Arrangements are fine. We have a lot of them in life. With the bus driver, the mail man, the grocery store manager, the Ueber driver, the list goes on. Arrangements are fine.

The only problem arises, when our intimate relationships have become arrangements.

What exactly the basis of the exchange has become can become very nebulous. Who is giving what, who is benefiting what is not always that clear. Is it a fair exchange? In fact, the lack of that clarity often keeps such arrangements in place. Becoming aware of what the exchange truly consists of can be so disturbing and painful, that it is best not to look at. And most of all, becoming aware that a relationship really is an arrangement based on an exchange, versus deep connection, is a real bummer we all like to avoid seeing and feeling.

A relationship is a sacred vessel for two people to connect deeply.

There is no exchange per see. It is a state of being that allows both people involved to become something bigger, something greater then what they would be on their own. A relationship is a place where we can see and understand each other. It is an arena for amazing growth, as we get to see parts of ourselves, we never knew we had. We get to love them, integrate them, and become whole. And then, dive deeper yet in our connection to one another.

Or at least so it could be.

In general, people grow up without having their emotional needs met. And hence, develop immense coping strategies on how to make life work without having them met. The coping strategies can be so huge they don’t even show up as coping mechanisms. They just are how life is.

Naturally, when we have these coping mechanisms in place, we would attract a mate that will not meet our emotional needs, or if so, only in a perfunctory fashion. So we shape our relationship dynamics around the very core fact, that neither person’s emotional needs are going to be met.

Which basically looks like a war.

It may be a silent war, it may be a loud war; bottom line, it is a constant pushing, pulling, begging and blaming about those needs being or not being met. And we wonder why it is so difficult and painful to be in relationship.

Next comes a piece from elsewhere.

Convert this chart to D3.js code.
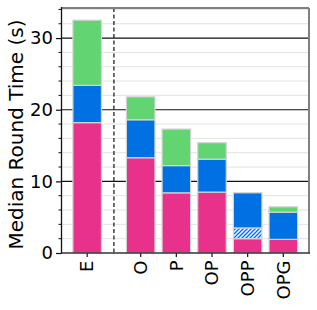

There is no way around it. We have to do the dirty work and own what our true needs are. And then start to create ways in which they are met. The problem with that is, that most of us have sworn our own emotional needs into secrecy. Being young and not having your emotional needs met, is excruciating. It does not get more painful than that. So pretending we don’t have them, seems like a very handy solution.

You may have heard me say this before; I do believe that belonging and deeply connecting are primary needs. I go as far as to say, that people who do not think that these are their primary needs, have coping mechanisms that are so strong, that they don’t even know they miss the experience of belonging and connecting. The belonging and connecting experience as a child was so not available, that they had to find a way to make it a non-issue to survive. And what swifter way then to just push it all down into the subconscious? There really is no swifter way.

Unfortunately, it doesn’t work so well, and the unmet meets will come and bite us in the rear end. The deepest wiring of a human being does not change just because we as individuals decide to suppress it into the subconscious.

We still are a species for whom connection is more important than food.

So, why do I bring this up? Because I see it all over the place. It is an epidemic and I think it is at the root of our 50% divorce rate.

Unless our emotional needs of belonging and connecting are met, our relationships are a source of constant pain. And so, if you look to move out of painful patterns in your relationship, this is a good place to look.

  • Where are you at with your need for belonging and connecting?
  • What have you told yourself about them?
  • Have you maybe told yourself to appreciate what you have and count your blessings, and by doing so, discounted your true needs? Making yourself wrong for having them in the first place?
  • Do you maybe tell yourself that your emotional needs are nothing than frivolous desires, and that running after them is deterring you from the straight and narrow path you are on? Emotional core needs are not the same as desires.

If this may be part of why you have been avoiding getting into a relationship or you are in one that isn’t going so great, you feel alone or sad in your relationship, I suggest you take an inventory of how you rate the importance of having your core emotional needs met, and then set out to create conversations, explorations, inner work and then start creating new ways so they can be met.